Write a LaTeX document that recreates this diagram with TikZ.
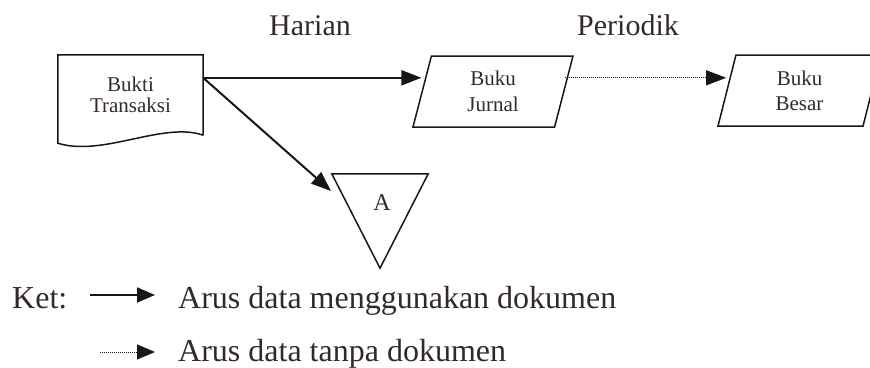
\documentclass[tikz,border=0pt]{standalone}
\usepackage{fontspec}
\setmainfont{Liberation Serif}
\usetikzlibrary{arrows.meta,shapes.geometric,calc}
\definecolor{ink}{RGB}{50,40,45}
\definecolor{stroke}{RGB}{25,22,25}
\begin{document}
\begin{tikzpicture}[x=1pt,y=-1pt,
  every node/.style={text=ink},
  box/.style={draw=stroke, line width=1.5pt, line join=miter},
  boxtext/.style={font=\fontsize{21}{26}\selectfont, align=center},
  para/.style={trapezium, trapezium stretches body, draw=stroke, line width=1.5pt,
    inner sep=0pt, trapezium left angle=65.7, trapezium right angle=114.3,
    minimum height=71pt, boxtext},
  flow/.style={draw=stroke, line width=2pt, -{Triangle[length=20pt,width=15pt]}},
  nodoc/.style={draw=stroke, line width=1pt, dash pattern=on 1pt off 1pt,
    -{Triangle[length=20pt,width=15pt]}},
  title/.style={font=\fontsize{30}{36}\selectfont, inner sep=0pt, anchor=base},
  legend/.style={font=\fontsize{32}{38}\selectfont, inner sep=0pt, anchor=base west}
]
\useasboundingbox (0,0) rectangle (870,367);

% titles
\node[title] (harian) at (310,35) {Harian};
\node[title] (periodik) at (628,35) {Periodik};

% document: Bukti Transaksi
\node[boxtext, font=\fontsize{21}{21}\selectfont, minimum width=145pt, minimum height=80pt, inner sep=0pt] (bukti) at (130.5,95) {Bukti\\Transaksi};
\draw[box] (bukti.south east) -- (bukti.north east) -- (bukti.north west)
  -- ($(bukti.south west)+(0,8)$) .. controls +(45,14) and +(-40,-14) .. (bukti.south east);
\coordinate (b1) at ($(bukti.north east)+(0,23)$);

% journals / ledgers
\node[para, minimum width=160pt] (jurnal) at (493,91.5) {Buku\\Jurnal};
\node[para, minimum width=163pt, font=\fontsize{21}{25}\selectfont] (besar) at (799.5,90.5) {Buku\\Besar};

% archive triangle
\node[minimum width=96pt, minimum height=94pt, inner sep=0pt] (arsip) at (380,221) {};
\draw[box] (arsip.north west) -- (arsip.north east) -- (arsip.south) -- cycle;
\node[font=\fontsize{24}{24}\selectfont, inner sep=0pt] (alabel) at (382,203) {A};
\coordinate (atip) at (331,191);

% connectors
\draw[flow] (b1) -- (b1 -| jurnal.west);
\draw[nodoc] (b1 -| jurnal.east) -- (b1 -| besar.west);
\draw[flow] (b1) -- (atip);

% legend
\node[legend] (ket) at (12,308) {Ket:};
\coordinate (l1a) at (90,295);
\coordinate (l1b) at (155,295);
\draw[flow, -{Triangle[length=18pt,width=15pt]}] (l1a) -- (l1b);
\node[legend] (t1) at (178,308) {Arus data menggunakan dokumen};
\coordinate (l2a) at (100,352);
\coordinate (l2b) at (155,352);
\draw[nodoc, -{Triangle[length=18pt,width=15pt]}] (l2a) -- (l2b);
\node[legend] (t2) at (178,361) {Arus data tanpa dokumen};
\end{tikzpicture}
\end{document}
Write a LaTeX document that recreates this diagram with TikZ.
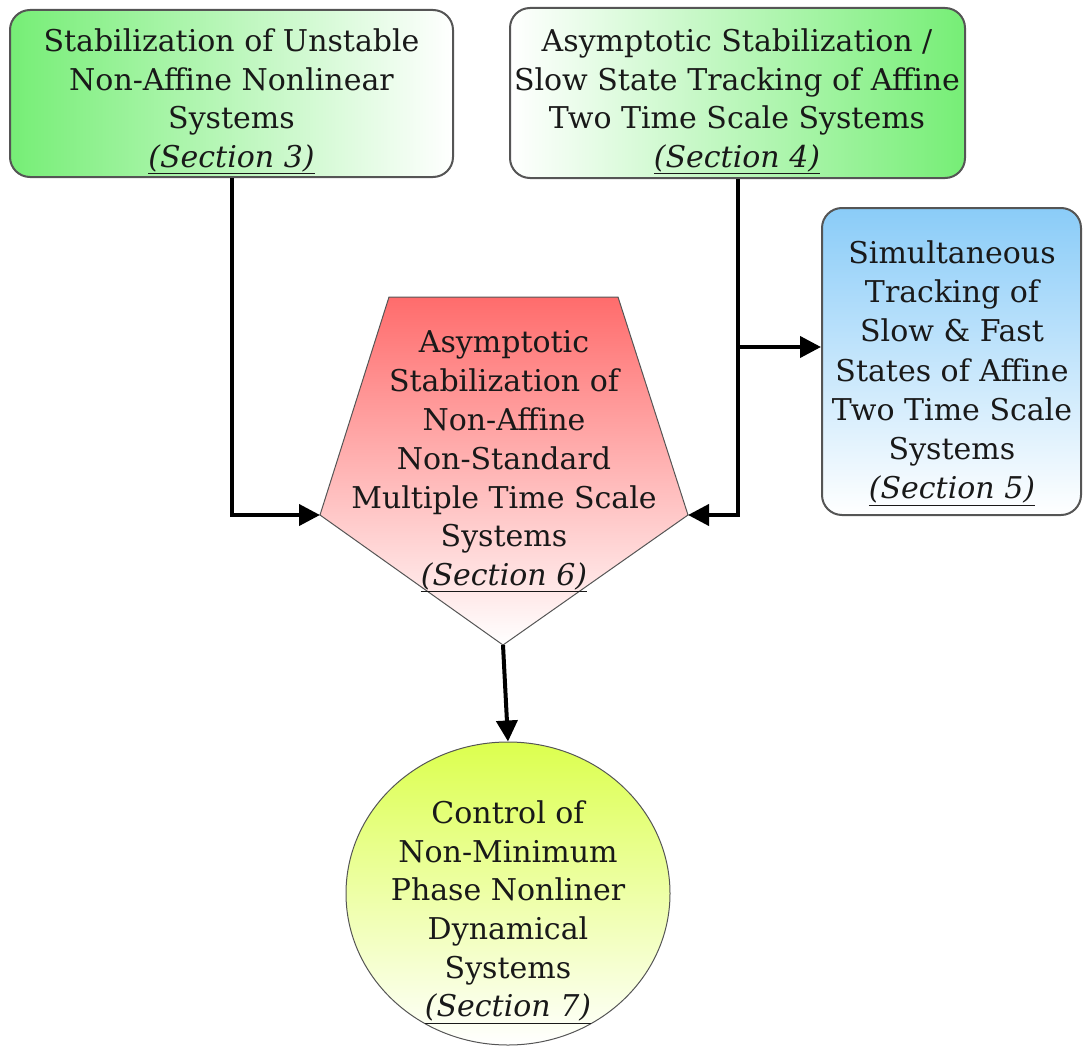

Aim of the task
Without the images, write out each line of the data verbatim.

Written solution
Write a LaTeX document that recreates this diagram with TikZ.
\documentclass[tikz,border=0pt]{standalone}
\usepackage{fontspec}
\setmainfont{Liberation Serif}
\usetikzlibrary{arrows.meta,shapes.geometric,calc}
\definecolor{ink}{RGB}{50,40,45}
\definecolor{stroke}{RGB}{25,22,25}
\begin{document}
\begin{tikzpicture}[x=1pt,y=-1pt,
  every node/.style={text=ink},
  box/.style={draw=stroke, line width=1.5pt, line join=miter},
  boxtext/.style={font=\fontsize{21}{26}\selectfont, align=center},
  para/.style={trapezium, trapezium stretches body, draw=stroke, line width=1.5pt,
    inner sep=0pt, trapezium left angle=65.7, trapezium right angle=114.3,
    minimum height=71pt, boxtext},
  flow/.style={draw=stroke, line width=2pt, -{Triangle[length=20pt,width=15pt]}},
  nodoc/.style={draw=stroke, line width=1pt, dash pattern=on 1pt off 1pt,
    -{Triangle[length=20pt,width=15pt]}},
  title/.style={font=\fontsize{30}{36}\selectfont, inner sep=0pt, anchor=base},
  legend/.style={font=\fontsize{32}{38}\selectfont, inner sep=0pt, anchor=base west}
]
\useasboundingbox (0,0) rectangle (870,367);

% titles
\node[title] (harian) at (310,35) {Harian};
\node[title] (periodik) at (628,35) {Periodik};

% document: Bukti Transaksi
\node[boxtext, font=\fontsize{21}{21}\selectfont, minimum width=145pt, minimum height=80pt, inner sep=0pt] (bukti) at (130.5,95) {Bukti\\Transaksi};
\draw[box] (bukti.south east) -- (bukti.north east) -- (bukti.north west)
  -- ($(bukti.south west)+(0,8)$) .. controls +(45,14) and +(-40,-14) .. (bukti.south east);
\coordinate (b1) at ($(bukti.north east)+(0,23)$);

% journals / ledgers
\node[para, minimum width=160pt] (jurnal) at (493,91.5) {Buku\\Jurnal};
\node[para, minimum width=163pt, font=\fontsize{21}{25}\selectfont] (besar) at (799.5,90.5) {Buku\\Besar};

% archive triangle
\node[minimum width=96pt, minimum height=94pt, inner sep=0pt] (arsip) at (380,221) {};
\draw[box] (arsip.north west) -- (arsip.north east) -- (arsip.south) -- cycle;
\node[font=\fontsize{24}{24}\selectfont, inner sep=0pt] (alabel) at (382,203) {A};
\coordinate (atip) at (331,191);

% connectors
\draw[flow] (b1) -- (b1 -| jurnal.west);
\draw[nodoc] (b1 -| jurnal.east) -- (b1 -| besar.west);
\draw[flow] (b1) -- (atip);

% legend
\node[legend] (ket) at (12,308) {Ket:};
\coordinate (l1a) at (90,295);
\coordinate (l1b) at (155,295);
\draw[flow, -{Triangle[length=18pt,width=15pt]}] (l1a) -- (l1b);
\node[legend] (t1) at (178,308) {Arus data menggunakan dokumen};
\coordinate (l2a) at (100,352);
\coordinate (l2b) at (155,352);
\draw[nodoc, -{Triangle[length=18pt,width=15pt]}] (l2a) -- (l2b);
\node[legend] (t2) at (178,361) {Arus data tanpa dokumen};
\end{tikzpicture}
\end{document}
Write a LaTeX document that recreates this diagram with TikZ.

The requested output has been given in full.